Herta lifted the large oval basket that covered the nest. “Look.”

There it lay, a box lined with gold cloth that cradled a bed of stones and a nest lined with snakeskin and claws and teeth and feathers. Two of the eggs lay intact, unfertilized, unhatched. But the black shell lay in pieces.

And sitting on the edge of the nest was a small, green, four-footed animal, its pale golden wings still plastered damply against its scaly sides. Its golden eyes were barely open.

“Our guardian. A creature as old as the heavens, as fierce as the fiery powers of earth.”

“Draco,” said Cairo. “The dragon. Symbol in the eldest times of the pole star.”

“The dragon,” said Brooke, “is older than humankind. And contrary to the teachings of men, it is not an evil creature. It is not an adversary that must be slain. The dragon is the all-powerful guardian of wisdom. Here is our far-seeing, fierce-flying avenger.”

The dragon, already grown to the size of a housecat, was stretching its wings and walking around on the teacart.

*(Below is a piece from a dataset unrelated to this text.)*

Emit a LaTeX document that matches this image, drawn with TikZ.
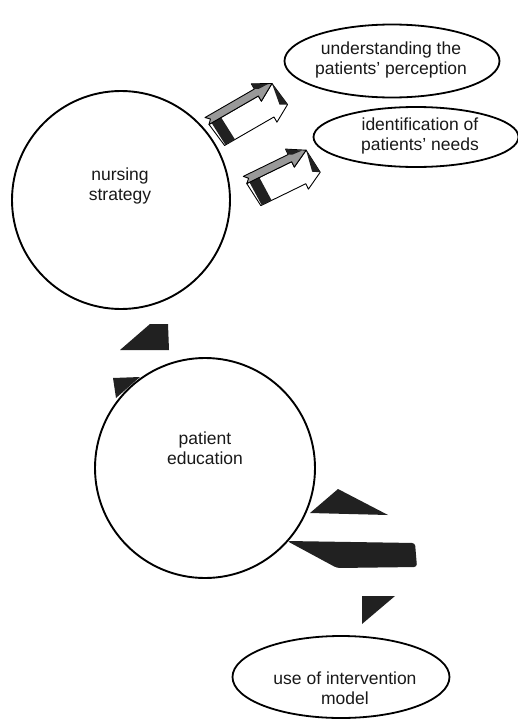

It hissed and practiced its roar.

“And this partic’lar dragon,” said Emma Clare, “has absorbed our anger and our calls for justice. We fed it with our rage and nursed it with our hunger for order. Now it wants ta get about its work.”

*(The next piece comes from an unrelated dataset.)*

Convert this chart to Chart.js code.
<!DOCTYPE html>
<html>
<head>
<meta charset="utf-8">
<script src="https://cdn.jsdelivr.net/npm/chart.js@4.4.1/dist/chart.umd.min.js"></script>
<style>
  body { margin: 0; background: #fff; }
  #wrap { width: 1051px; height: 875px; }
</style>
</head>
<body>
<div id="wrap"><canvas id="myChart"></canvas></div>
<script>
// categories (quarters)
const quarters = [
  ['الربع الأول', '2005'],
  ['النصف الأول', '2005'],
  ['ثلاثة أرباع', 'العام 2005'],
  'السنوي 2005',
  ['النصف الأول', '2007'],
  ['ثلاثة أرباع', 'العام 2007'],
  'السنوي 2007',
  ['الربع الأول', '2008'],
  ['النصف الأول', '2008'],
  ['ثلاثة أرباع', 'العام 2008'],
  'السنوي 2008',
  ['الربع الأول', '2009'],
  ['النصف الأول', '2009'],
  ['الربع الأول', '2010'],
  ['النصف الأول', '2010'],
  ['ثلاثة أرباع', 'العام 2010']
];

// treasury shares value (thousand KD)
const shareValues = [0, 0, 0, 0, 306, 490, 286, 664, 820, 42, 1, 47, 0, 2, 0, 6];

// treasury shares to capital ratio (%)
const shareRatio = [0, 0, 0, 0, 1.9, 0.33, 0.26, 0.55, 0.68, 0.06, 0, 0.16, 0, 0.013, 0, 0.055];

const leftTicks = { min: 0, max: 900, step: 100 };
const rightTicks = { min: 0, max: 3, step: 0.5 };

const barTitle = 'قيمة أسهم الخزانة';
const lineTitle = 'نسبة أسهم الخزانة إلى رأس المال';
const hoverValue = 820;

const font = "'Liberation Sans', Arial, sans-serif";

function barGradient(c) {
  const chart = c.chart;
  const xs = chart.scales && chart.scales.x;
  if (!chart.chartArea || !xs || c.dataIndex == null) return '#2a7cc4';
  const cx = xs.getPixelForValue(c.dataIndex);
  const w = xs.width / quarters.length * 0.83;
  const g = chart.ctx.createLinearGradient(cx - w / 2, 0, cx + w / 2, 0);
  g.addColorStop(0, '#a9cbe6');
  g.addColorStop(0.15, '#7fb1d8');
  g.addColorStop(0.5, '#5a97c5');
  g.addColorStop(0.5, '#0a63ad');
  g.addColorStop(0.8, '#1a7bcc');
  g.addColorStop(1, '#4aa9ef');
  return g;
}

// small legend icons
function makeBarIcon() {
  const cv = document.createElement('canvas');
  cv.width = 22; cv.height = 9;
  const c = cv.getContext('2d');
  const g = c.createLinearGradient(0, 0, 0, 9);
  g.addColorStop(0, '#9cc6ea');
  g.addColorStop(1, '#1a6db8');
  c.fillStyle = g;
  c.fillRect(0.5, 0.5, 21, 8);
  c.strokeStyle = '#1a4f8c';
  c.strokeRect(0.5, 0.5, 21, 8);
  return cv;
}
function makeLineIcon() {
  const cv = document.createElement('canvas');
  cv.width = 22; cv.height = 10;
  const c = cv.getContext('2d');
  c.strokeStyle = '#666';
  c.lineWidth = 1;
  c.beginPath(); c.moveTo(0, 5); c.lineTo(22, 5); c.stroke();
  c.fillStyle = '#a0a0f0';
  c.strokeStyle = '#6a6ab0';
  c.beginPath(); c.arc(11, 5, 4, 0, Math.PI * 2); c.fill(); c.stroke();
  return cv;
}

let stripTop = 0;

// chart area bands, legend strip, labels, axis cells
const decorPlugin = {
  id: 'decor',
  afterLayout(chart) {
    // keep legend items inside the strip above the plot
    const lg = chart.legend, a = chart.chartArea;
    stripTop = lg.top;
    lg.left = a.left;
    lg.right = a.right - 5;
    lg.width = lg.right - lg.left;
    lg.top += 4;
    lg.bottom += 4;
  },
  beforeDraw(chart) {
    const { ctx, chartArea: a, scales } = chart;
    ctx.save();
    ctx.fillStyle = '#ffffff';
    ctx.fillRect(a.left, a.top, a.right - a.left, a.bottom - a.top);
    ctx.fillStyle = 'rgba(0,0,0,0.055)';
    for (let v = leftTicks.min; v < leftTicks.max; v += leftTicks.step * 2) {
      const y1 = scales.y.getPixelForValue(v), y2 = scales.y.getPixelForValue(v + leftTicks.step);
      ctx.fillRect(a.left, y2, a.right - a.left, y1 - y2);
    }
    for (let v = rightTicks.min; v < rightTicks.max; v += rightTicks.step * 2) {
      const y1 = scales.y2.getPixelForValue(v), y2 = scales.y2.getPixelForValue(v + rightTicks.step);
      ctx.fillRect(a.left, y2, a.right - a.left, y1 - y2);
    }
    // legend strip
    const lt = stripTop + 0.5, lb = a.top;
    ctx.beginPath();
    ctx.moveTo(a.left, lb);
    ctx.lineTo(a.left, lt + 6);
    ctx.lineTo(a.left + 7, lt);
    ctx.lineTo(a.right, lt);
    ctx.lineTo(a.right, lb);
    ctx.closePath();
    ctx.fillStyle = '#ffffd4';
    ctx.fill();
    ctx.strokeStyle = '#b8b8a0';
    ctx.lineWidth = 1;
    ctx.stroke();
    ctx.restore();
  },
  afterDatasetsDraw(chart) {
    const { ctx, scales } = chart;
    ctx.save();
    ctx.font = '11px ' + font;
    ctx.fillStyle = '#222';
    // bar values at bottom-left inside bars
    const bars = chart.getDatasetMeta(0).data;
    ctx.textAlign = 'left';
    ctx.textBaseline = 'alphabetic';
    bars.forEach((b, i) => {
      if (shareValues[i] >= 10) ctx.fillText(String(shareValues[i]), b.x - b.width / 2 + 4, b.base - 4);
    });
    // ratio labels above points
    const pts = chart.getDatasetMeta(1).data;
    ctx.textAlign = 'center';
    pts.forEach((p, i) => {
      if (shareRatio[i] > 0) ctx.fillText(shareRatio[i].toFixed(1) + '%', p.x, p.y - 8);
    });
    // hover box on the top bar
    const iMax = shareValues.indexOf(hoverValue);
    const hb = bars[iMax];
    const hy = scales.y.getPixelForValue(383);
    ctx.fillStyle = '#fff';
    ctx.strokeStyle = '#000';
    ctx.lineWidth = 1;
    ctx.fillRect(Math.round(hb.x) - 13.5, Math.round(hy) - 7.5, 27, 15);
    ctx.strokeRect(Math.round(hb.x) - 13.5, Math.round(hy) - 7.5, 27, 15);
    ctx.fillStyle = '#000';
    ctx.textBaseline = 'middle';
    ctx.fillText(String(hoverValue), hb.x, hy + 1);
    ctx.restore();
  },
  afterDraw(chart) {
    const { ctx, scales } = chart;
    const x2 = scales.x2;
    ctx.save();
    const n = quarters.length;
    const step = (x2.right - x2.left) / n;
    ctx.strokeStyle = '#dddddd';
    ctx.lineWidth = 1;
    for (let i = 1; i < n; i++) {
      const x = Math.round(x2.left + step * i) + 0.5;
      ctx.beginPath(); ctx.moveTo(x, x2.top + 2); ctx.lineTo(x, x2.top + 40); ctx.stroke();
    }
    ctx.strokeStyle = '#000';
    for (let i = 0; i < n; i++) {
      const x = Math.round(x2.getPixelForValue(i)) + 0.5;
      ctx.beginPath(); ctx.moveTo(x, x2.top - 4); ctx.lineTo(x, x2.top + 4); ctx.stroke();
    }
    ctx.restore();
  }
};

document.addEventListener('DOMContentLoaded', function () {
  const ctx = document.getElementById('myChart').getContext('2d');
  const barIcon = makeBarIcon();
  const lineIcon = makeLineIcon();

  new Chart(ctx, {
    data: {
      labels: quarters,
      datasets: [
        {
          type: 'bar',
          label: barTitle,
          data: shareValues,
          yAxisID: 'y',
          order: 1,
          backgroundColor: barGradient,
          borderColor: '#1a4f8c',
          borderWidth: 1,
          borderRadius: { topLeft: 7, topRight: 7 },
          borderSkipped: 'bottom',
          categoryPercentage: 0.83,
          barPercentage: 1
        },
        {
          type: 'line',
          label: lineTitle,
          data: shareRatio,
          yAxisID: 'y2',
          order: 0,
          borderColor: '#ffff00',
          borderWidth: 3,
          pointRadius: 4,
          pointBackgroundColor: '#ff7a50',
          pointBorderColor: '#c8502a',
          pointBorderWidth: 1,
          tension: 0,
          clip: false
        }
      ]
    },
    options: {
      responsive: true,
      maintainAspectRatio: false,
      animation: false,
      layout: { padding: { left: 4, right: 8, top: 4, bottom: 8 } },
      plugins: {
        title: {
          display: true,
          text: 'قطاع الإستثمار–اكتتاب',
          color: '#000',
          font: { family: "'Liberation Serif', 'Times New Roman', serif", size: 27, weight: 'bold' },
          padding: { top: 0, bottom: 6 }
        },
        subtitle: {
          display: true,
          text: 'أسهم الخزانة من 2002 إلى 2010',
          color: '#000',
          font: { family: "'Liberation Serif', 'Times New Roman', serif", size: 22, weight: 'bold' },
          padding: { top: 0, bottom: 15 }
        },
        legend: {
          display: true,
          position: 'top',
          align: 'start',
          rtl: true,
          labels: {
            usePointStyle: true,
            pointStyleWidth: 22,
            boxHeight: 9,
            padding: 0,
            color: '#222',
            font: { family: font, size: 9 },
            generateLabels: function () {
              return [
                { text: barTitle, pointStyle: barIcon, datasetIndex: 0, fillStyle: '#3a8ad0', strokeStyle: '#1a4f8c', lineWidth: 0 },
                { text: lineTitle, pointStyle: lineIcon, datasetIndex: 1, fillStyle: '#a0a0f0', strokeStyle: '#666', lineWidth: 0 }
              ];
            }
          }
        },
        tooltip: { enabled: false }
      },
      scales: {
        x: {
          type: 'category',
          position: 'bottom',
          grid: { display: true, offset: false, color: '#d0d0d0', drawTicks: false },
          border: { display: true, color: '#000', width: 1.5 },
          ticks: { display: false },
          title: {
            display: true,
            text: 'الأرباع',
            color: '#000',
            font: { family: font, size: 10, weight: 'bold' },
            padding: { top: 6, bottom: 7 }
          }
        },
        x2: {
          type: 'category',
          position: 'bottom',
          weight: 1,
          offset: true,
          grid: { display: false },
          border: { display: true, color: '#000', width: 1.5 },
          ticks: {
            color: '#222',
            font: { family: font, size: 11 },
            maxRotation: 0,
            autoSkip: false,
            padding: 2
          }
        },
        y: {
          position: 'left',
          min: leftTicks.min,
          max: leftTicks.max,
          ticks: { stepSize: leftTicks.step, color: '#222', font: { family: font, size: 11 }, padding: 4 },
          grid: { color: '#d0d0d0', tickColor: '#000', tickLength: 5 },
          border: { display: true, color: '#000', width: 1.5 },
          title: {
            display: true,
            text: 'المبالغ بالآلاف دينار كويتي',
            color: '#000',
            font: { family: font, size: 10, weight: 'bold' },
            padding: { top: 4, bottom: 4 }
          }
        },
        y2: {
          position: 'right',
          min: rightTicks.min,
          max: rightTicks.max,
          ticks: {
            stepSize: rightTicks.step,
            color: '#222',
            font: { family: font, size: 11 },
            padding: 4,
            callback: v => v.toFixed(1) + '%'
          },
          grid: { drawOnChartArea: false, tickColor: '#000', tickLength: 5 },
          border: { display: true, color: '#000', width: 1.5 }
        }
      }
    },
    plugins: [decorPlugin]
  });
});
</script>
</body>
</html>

“Milly, Brooke,” said Herta, “open the window. It’s time for our guardian to leave its nest.”

The two younger women pulled the curtains aside, raised the shade, and opened the window that overlooked the troubled street. At a nod from Herta, the dragon experimentally flapped its wings and remembered how to fly. It rose and circled the room three times above the women’s heads, squawking, growing larger and more aggressive before their eyes. Then, with a final roar, it flew neatly out the window. They watched it disappear into the clouds. After a few minutes, Brooke closed the window and lowered the shade, and Milly let the curtains fall back into place.

“We won’t see our dragon again,” said Herta. “It will grow to its full legendary size and do its work with a single-minded fury. We can be confident that this dragon will guard our neighborhood.”

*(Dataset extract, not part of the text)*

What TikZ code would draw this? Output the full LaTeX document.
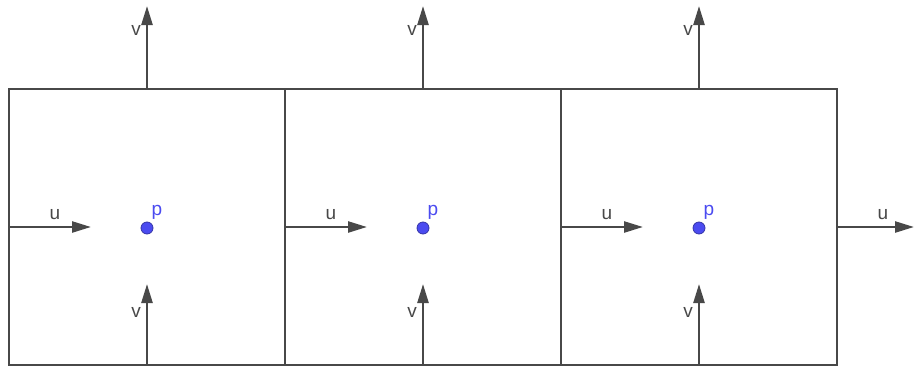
\documentclass[tikz,border=0pt]{standalone}
\usepackage{fontspec}
\setmainfont{Liberation Sans}
\usepackage{xcolor}
\usepackage{tikz}
\usetikzlibrary{arrows.meta, positioning}
\definecolor{edge}{HTML}{484848}
\definecolor{pblue}{HTML}{4B4BF0}

\begin{document}
\begin{tikzpicture}[
    x=1pt, y=-1pt,
    font=\fontsize{19}{22}\selectfont,
    cell/.style={draw=edge, line width=2pt, minimum width=276pt, minimum height=276pt,
                 inner sep=0pt, outer sep=0pt},
    pt/.style={circle, fill=pblue, draw=pblue!70!black, line width=0.8pt, minimum size=12pt, inner sep=0pt},
    lbl/.style={text=edge, inner sep=0pt},
    plbl/.style={text=pblue, inner sep=0pt},
    ar/.style={-{Triangle[length=19pt, width=11pt]}, edge, line width=2.4pt}
  ]
    \useasboundingbox (0,0) rectangle (915,367);
    % cells
    \node[cell] (c1) at (147,227) {};
    \node[cell] (c2) at (423,227) {};
    \node[cell] (c3) at (699,227) {};
    % arrow ends
    \coordinate (t1) at (147,6);   \coordinate (b1) at (147,284);  \coordinate (e1) at (91,227);
    \coordinate (t2) at (423,6);   \coordinate (b2) at (423,284);  \coordinate (e2) at (367,227);
    \coordinate (t3) at (699,6);   \coordinate (b3) at (699,284);  \coordinate (e3) at (643,227);
    \coordinate (e4) at (914,227);
    % pressure points
    \node[pt] (p1) at (147,228) {};
    \node[pt] (p2) at (423,228) {};
    \node[pt] (p3) at (699,228) {};
    \node[plbl] (lp1) at (157,212) {p};
    \node[plbl] (lp2) at (433,212) {p};
    \node[plbl] (lp3) at (709,212) {p};
    % velocities
    \draw[ar] (c1.north) -- (t1);  \draw[ar] (c1.south) -- (b1);  \draw[ar] (c1.west) -- (e1);
    \draw[ar] (c2.north) -- (t2);  \draw[ar] (c2.south) -- (b2);  \draw[ar] (c2.west) -- (e2);
    \draw[ar] (c3.north) -- (t3);  \draw[ar] (c3.south) -- (b3);  \draw[ar] (c3.west) -- (e3);
    \draw[ar] (c3.east) -- (e4);
    \node[lbl] (vt1) at (136,30) {v};  \node[lbl] (vb1) at (136,312) {v};  \node[lbl] (u1) at (55,215) {u};
    \node[lbl] (vt2) at (412,30) {v};  \node[lbl] (vb2) at (412,312) {v};  \node[lbl] (u2) at (331,215) {u};
    \node[lbl] (vt3) at (688,30) {v};  \node[lbl] (vb3) at (688,312) {v};  \node[lbl] (u3) at (607,215) {u};
    \node[lbl] (u4) at (883,215) {u};
  \end{tikzpicture}
\end{document}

“And,” said Julia, “it will be a hound of hell for those who create a hell on earth. Anaheim will be unaware of its presence, at least most people will, though some may suspect that there’s something just a little bit strange going on here.”

“Well, hell,” growled Bertha, “that ain’t unusual. Not when you live within a coupla miles of Disneyland.”

“But these gangs, these skinheads, all these troublemakers,” said Sophie, “they’ll know its power. They’ll see its shadow. They’ll feel its claws.”

Maude seemed to be gazing at the broken black shell in the nest. “Oh,” she said softly, “we’ll see this dragon again. Yes, in thunder and lightning, it’ll come to protect us from a threat more terrible than these skinhead gangs. I see wreckage. And beginnings growing out of endings.”

In Book 2, the circle of crones is threatened by three apparently dotty old women from Minneapolis, Hazel, Olive, and Myrtle Wintergreen. Except they’re not dotty old women. They’re the Norns, and they’ve gone mad in the modern world. They’ve come to Anaheim either to join or take over the circle … or maybe just to nudge the fates of the women along their proper paths. There is a weather war, Norns against crones, and it's worse than a hurricane. The novel opened with a diaspora; as the old song goes, “Will the circle be unbroken”?

I’m planning to come back into this site from time to time and change the excerpts from this book. There’s a very strange chapter where one of the crones and their familiar, a talking cat named Madame Blavatsky (yes, she really is the reincarnation of the the author of The Secret Doctrine), destroy a psychic fair. People who’ve read it tell me it’s hilarious. In another chapter, one of the women does menopause, and it's not pretty. Another chapter is the love story of two people in their eighties (with a sex scene), another, the love of an intellectual college professor and the Green Man.

I sure hope a publisher accepts this book. I'd love to be able to say--right now--BUY THIS BOOK.